Drew Medical's Michael Dinkel has been banned from doing business with Medicare for 8 years after his company, a diagnostic imaging services provider located in Orlando, FL, tried to defraud the U.S. of $1.6 million. Administrative Law Judge Steven Kessel found that over a more than two-year period, Dinkel caused the submission of nearly 9,500 false claims to the Medicare and Medicaid programs seeking reimbursement for services relating to a procedure known as venography.
"I'm the owner of Drew Medical. The buck stops with me," Dinkel acknowledged in testimony. And Kessel apparently agreed, saying Dinkel was personally responsible for ensuring that Drew Medical claimed reimbursement appropriately and that his failure to do so "constituted reckless indifference to the propriety of the claims he caused to be presented," according to a statement.

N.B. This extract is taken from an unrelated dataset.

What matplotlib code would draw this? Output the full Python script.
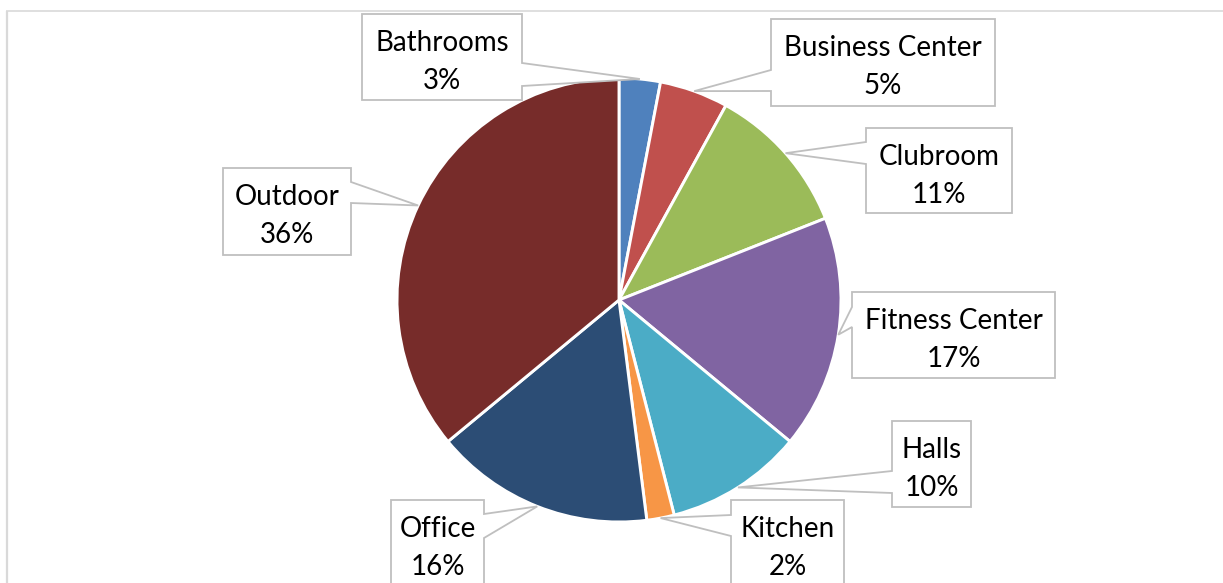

The Justice Department previously entered into a civil False Claims Act settlement with Dinkel, Drew Medical and Central Florida Radiology for more than $1.1 million. Prior to the civil settlement, the Office of Inspector General notified Dinkel that it intended to exclude him. Kessel's ruling upholds that decision.
Exclusions are part of an expanded U.S. legal authority announced in October 2010 following fines on drugmakers for fraudulent marketing, as Bloomberg notes. These exclusions punish executives who knew or should have known about fraud at their firms.